**What is being asked:**
Where the word "this" occurs in a line, return that line.

**Task material:**

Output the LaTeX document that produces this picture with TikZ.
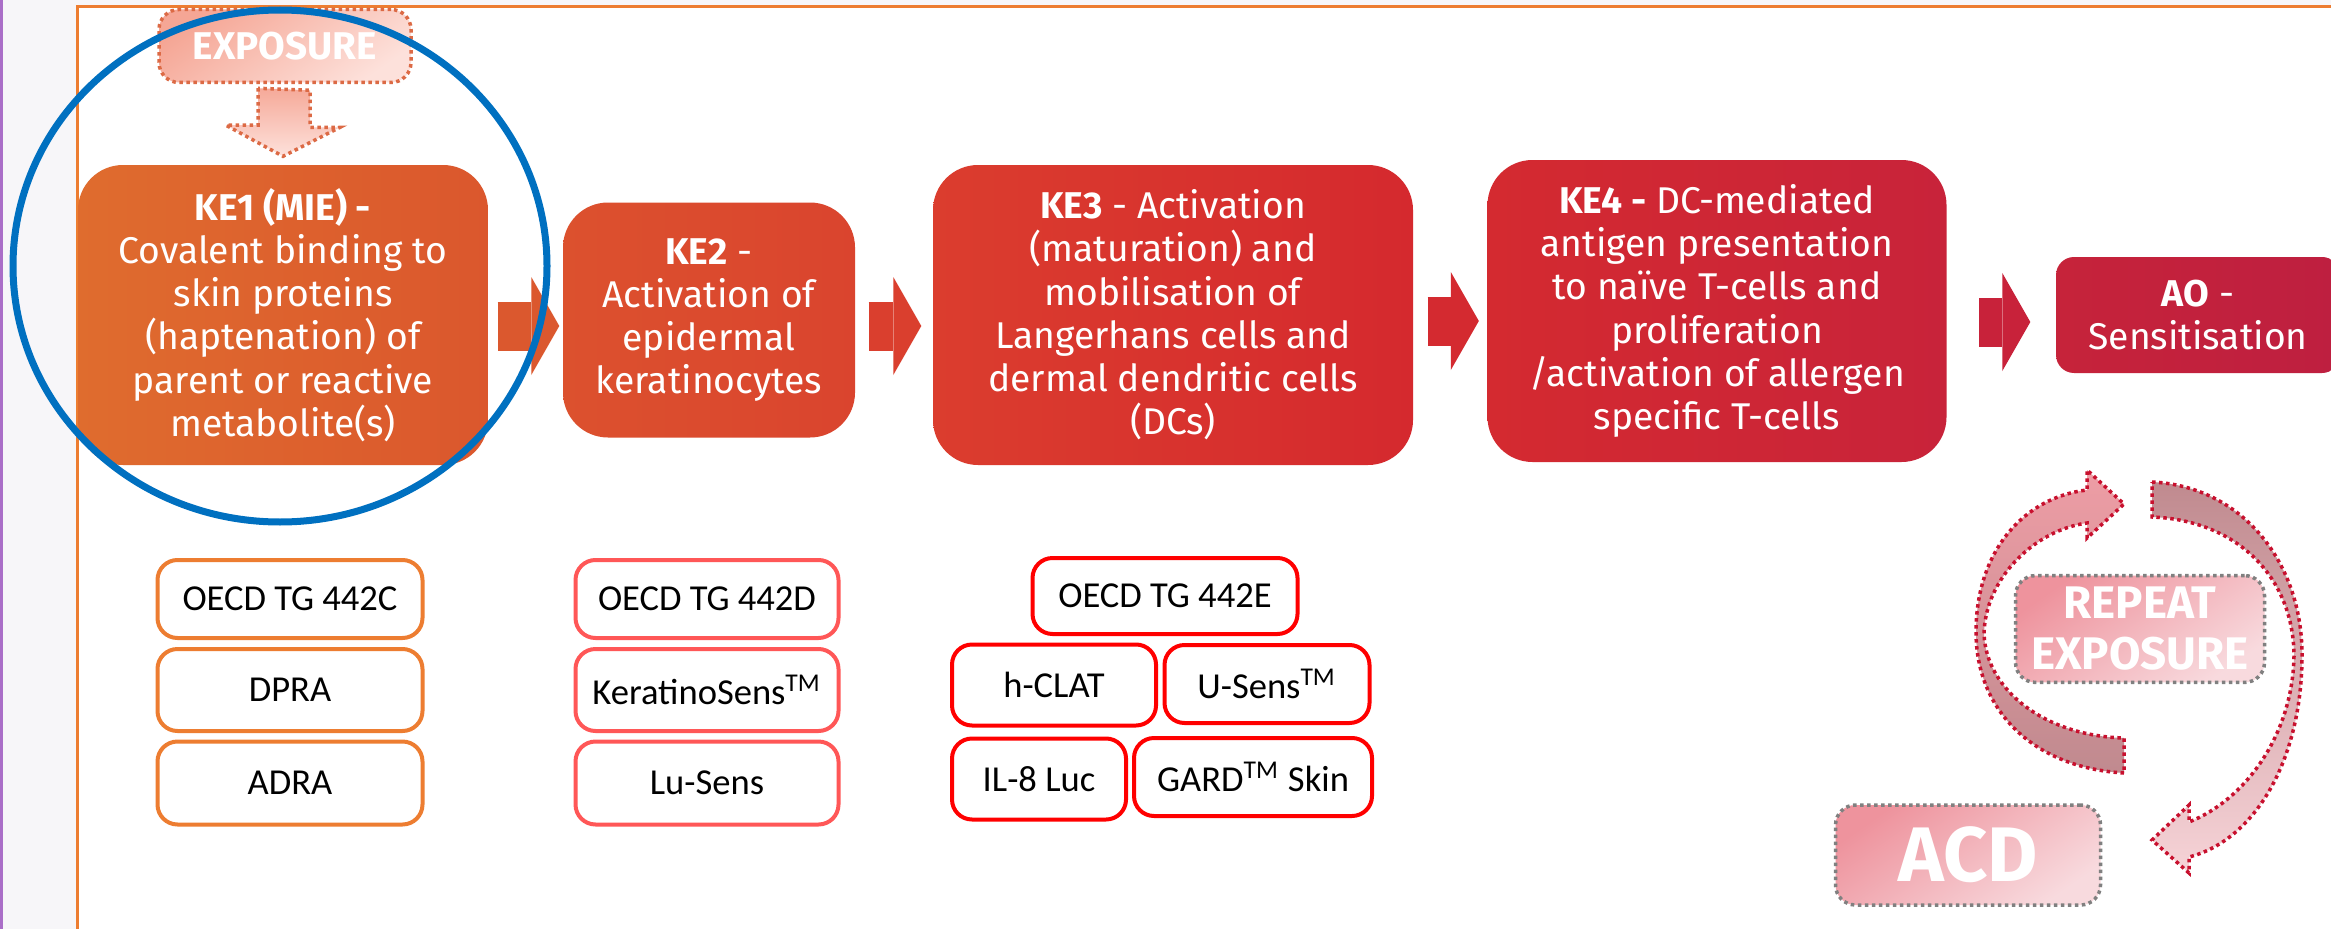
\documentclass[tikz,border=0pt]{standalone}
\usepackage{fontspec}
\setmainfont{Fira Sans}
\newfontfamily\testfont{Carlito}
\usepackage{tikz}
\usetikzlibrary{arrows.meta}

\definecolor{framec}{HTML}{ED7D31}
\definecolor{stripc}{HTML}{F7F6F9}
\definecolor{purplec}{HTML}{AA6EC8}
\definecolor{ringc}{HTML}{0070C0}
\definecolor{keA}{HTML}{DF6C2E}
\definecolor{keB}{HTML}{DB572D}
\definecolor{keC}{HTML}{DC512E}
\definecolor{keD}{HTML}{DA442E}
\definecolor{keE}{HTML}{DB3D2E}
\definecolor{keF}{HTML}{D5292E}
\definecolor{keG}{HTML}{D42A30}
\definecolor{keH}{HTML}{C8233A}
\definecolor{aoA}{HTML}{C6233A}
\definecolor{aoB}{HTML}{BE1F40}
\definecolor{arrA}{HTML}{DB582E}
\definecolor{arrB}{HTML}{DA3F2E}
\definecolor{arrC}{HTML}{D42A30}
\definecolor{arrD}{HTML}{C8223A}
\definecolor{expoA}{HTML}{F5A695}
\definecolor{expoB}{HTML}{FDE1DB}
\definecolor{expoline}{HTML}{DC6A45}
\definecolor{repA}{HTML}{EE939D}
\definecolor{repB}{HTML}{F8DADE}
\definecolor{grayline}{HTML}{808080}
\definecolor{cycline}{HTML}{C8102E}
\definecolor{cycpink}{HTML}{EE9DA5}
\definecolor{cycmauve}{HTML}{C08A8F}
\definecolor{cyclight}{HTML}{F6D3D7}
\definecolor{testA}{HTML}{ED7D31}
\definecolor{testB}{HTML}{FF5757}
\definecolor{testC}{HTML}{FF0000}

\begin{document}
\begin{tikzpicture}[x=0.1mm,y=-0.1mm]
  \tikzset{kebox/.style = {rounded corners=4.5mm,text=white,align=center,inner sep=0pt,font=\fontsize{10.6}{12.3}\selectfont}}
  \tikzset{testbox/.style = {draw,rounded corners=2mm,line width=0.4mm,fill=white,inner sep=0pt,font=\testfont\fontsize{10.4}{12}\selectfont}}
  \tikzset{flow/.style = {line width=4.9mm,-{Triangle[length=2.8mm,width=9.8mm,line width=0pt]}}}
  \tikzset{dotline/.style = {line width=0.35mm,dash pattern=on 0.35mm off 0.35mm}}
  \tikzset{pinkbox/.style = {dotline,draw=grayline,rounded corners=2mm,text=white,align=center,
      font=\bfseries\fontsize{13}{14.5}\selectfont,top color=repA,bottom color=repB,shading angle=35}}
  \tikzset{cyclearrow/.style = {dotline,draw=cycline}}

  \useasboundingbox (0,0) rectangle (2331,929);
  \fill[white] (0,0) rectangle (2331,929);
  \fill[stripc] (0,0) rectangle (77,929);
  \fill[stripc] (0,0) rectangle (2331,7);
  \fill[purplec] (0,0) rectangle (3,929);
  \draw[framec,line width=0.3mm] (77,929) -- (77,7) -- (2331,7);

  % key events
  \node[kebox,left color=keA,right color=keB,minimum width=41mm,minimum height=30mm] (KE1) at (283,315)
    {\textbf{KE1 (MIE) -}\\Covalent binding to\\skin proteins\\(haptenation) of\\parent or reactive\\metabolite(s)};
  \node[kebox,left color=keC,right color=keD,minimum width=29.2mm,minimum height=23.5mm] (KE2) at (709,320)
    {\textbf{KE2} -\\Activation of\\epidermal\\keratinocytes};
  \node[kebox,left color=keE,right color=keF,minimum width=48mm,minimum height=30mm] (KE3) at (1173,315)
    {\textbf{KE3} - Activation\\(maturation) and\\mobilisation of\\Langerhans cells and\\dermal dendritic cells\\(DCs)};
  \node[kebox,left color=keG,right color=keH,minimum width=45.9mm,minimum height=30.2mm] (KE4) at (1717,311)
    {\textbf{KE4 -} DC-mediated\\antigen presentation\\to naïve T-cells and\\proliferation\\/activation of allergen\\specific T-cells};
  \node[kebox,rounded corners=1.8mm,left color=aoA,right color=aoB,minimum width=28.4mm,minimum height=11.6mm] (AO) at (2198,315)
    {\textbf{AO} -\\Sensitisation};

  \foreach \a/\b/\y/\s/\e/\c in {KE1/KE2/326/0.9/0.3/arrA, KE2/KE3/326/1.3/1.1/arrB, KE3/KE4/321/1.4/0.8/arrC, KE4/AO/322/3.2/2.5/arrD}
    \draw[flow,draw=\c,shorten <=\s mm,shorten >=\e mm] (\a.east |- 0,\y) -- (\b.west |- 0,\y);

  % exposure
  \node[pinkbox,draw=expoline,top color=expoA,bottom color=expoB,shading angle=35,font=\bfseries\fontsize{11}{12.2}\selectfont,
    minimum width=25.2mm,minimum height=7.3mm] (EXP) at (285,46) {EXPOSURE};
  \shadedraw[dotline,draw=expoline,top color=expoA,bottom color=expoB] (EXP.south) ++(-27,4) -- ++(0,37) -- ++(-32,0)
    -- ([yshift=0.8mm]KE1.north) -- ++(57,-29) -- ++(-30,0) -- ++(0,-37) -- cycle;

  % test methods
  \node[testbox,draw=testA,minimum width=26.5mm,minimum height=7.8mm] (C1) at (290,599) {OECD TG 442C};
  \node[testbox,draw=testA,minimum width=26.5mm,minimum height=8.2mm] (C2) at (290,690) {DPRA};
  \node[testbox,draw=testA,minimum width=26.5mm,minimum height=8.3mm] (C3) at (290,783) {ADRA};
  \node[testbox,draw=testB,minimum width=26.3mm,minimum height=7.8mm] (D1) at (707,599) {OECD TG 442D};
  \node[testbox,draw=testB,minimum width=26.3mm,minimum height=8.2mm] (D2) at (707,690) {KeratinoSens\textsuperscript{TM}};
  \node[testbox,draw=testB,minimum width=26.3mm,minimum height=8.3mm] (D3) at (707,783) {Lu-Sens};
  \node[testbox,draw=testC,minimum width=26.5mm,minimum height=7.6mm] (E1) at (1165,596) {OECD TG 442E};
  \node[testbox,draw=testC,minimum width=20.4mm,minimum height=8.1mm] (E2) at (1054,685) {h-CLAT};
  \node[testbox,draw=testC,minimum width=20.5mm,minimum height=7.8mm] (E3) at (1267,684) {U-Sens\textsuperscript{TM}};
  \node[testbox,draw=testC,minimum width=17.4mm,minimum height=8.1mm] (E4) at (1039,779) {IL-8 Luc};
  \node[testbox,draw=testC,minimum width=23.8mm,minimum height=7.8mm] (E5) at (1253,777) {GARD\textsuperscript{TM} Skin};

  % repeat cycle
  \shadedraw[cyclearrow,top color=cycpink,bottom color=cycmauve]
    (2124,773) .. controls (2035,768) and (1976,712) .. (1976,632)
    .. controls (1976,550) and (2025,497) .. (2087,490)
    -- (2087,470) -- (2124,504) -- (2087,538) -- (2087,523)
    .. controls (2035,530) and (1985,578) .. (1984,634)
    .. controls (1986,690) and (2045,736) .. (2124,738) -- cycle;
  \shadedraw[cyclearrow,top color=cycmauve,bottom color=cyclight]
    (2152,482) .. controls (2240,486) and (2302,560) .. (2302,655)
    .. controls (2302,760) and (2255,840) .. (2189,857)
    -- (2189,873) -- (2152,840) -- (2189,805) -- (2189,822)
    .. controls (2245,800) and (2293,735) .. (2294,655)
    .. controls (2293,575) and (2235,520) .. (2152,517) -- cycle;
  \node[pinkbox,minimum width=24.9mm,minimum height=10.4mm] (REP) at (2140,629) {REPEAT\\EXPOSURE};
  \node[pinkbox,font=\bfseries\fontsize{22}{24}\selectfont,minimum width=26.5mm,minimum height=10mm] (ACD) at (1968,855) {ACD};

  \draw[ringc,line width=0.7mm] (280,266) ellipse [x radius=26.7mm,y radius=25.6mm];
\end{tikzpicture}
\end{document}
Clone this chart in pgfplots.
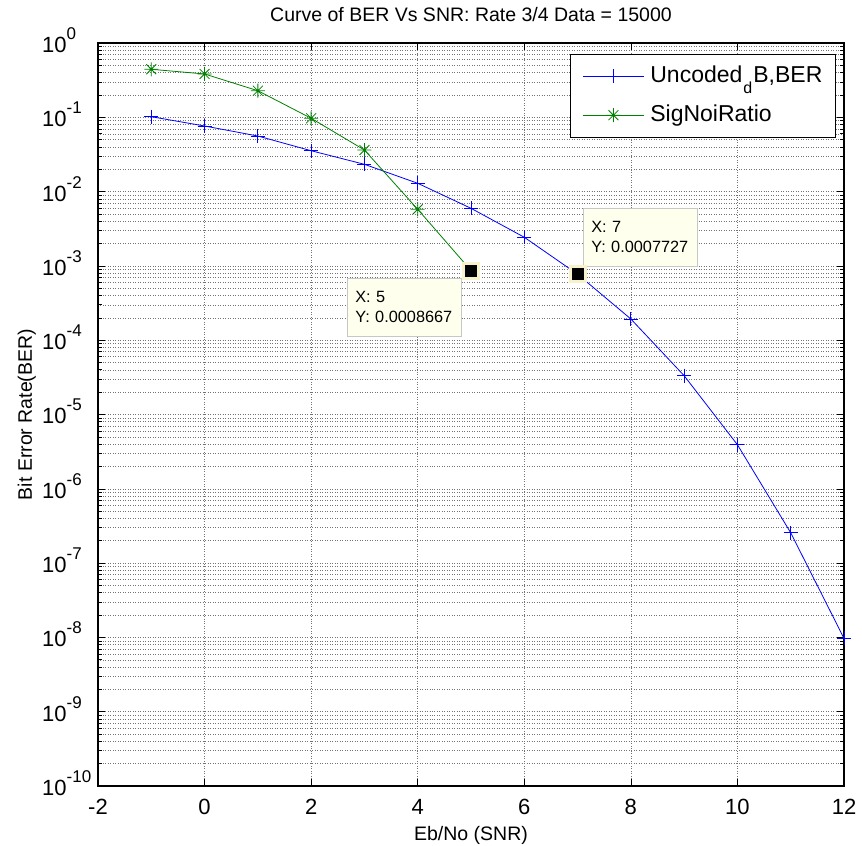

**Final result:**
Output the LaTeX document that produces this picture with TikZ.
Clone this chart in pgfplots.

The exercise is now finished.